Brian Shonk, Vice Chancellor for Academic Affairs, reported that the college had also received funding from Gov. Asa Hutchinson’s Ready for Life initiative. Gov. Hutchinson has allocated $14.7 million in federal Governor’s Emergency Education Relief Funds in support of Ready for Life, which is a partnership with the Arkansas Chamber of Commerce, Arkansas Economic Development Commission, the Division of Workforce Services, K-12, and Institutions of Higher Education. Hutchinson said during a press conference that Ready for Life is an initiative for those who want to improve their skills or change careers as well as gather career and employment data from business and industry.
Shonk said the college received $160,000 from the Ready for Life initiative. The funds will be used to develop a patient care technician program that can be completed in one semester. A portion of the funds has been set aside to help students pay for supplies needed for the program including scrubs. Shonk said a phlebotomy course was added to the curriculum to create the patient care technician program. He added the program could tentatively start this summer but would definitely be ready for the fall 2021semester.

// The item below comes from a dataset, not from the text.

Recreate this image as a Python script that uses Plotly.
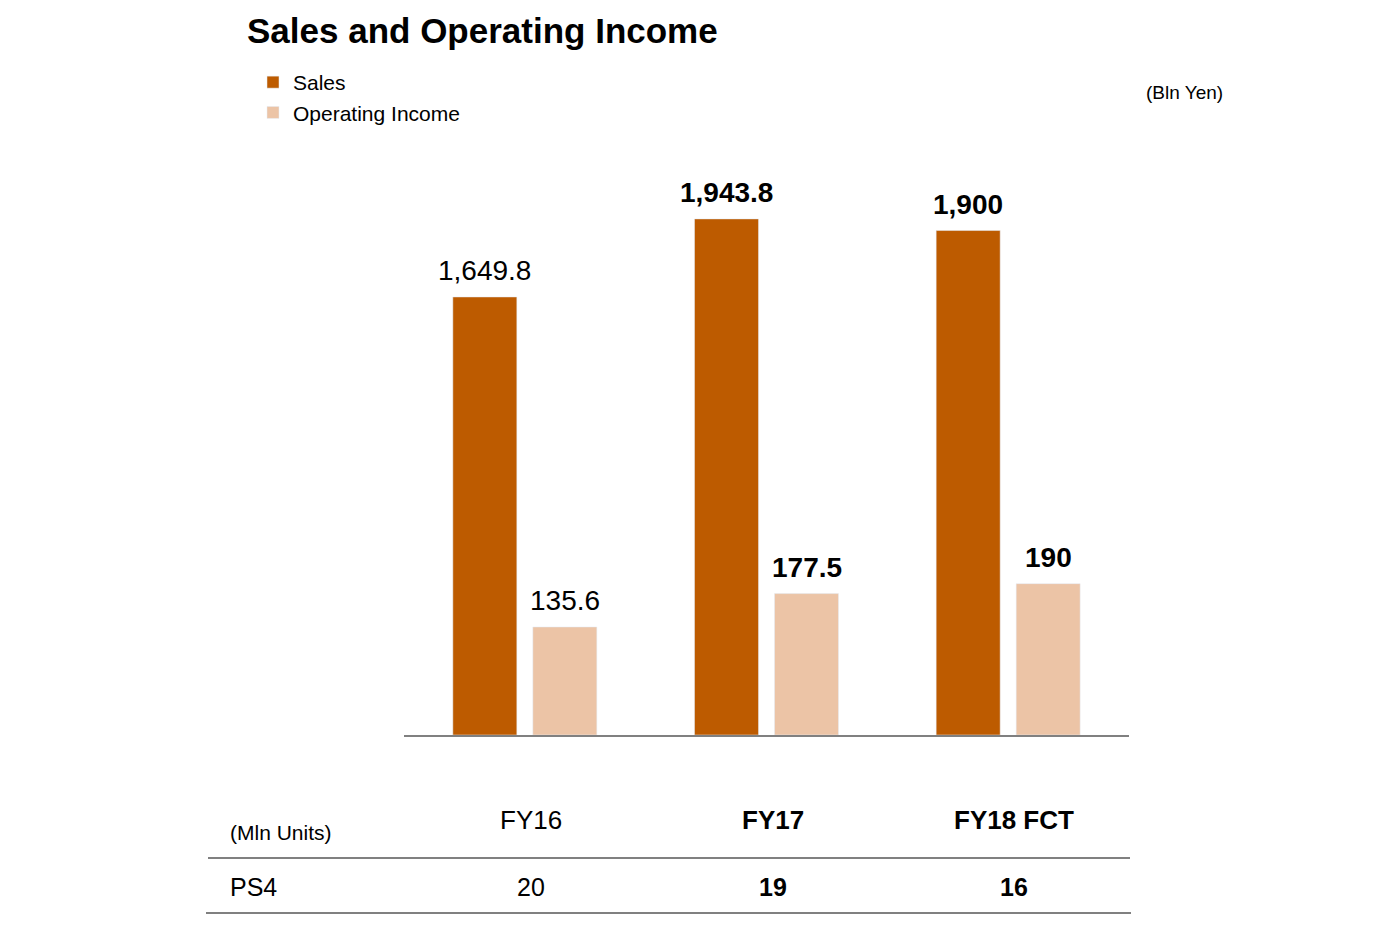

Zach Perrine, Vice Chancellor for Student Affairs, provided a preliminary enrollment report for the spring 2021 semester. Headcount was reported at 985 students taking 10,244 student semester credit hours. Perrine said that students were taking fuller course loads, which was a positive indicator. UACCB conducted a campus pulse survey in the fall 2020 semester. Perrine said the college receives more than 100 student responses to the survey and that approximately 70% of students reported their preferred learning method was in-person classes. Shonk added that the college had seen no spike in students taking online courses as a result of the COVID-19 pandemic.
“Students taking fully online courses is consistent with our pre-COVID numbers,” Shonk said. “Around 70 percent of our students are taking in-person classes and 30 percent are attending through online courses.”
For the 2021 spring semester, class sizes for composition, literature, and basic skills classes were capped at 20 students maintaining social distance within regular classroom spaces. Five larger areas identified on campus are being utilized for classes larger than 20. These include the lecture hall in Independence Hall; two banquet halls and the auditorium in Independence Hall; the lecture hall in the Nursing and Allied Health building; and the combined classroom space in rooms 927/928 in the Nursing and Allied Health building traditionally used for the larger registered nursing classes.
Math, science, history, psychology, and philosophy lecture classes were moved into these larger spaces, Shonk said. Online class options will be maintained and online capacity will be increased as needed. Should it become necessary, Shonk said the institution would be able to quickly transition back to a hybrid or fully remote learning model.
In other business, the board of visitors:
• Heard a financial update from Walker. The college received approximately $148,000 more than projected in sales tax revenue last fiscal year. She added that trend seems to be continuing this year. Walker said the college would receive a distribution of federal Coronavirus Response and Relief Supplemental Appropriations (CRRSA) funding in addition to the more than $1 million in CARES Act funds already received. The college also received more than $107,000 for the purchase of personal protective equipment to provide to the campus community.
• Received an introduction to Valerie Bennett, the new Administrative Assistant to Academic Affairs. Bennett, a U.S. Navy veteran, joined the UACCB staff on Dec. 1, 2020.
• Voted to approve the meeting minutes from the Oct. 15, 2020 quarterly meeting.
Prior to adjourning, board member Ted Hall thanked Frazier, Tammy Smith and Dr. Deltha Sharp for their assistance with the Christmas Brings Hope project. The late Dr. Tamara Griffin, former Division Chair for Business, Technology, and Public Service, had been actively involved in the project. After a 12-year battle with cancer, Griffin passed away June 3, 2020. Hall thanked the group for continuing Griffin’s work with the project.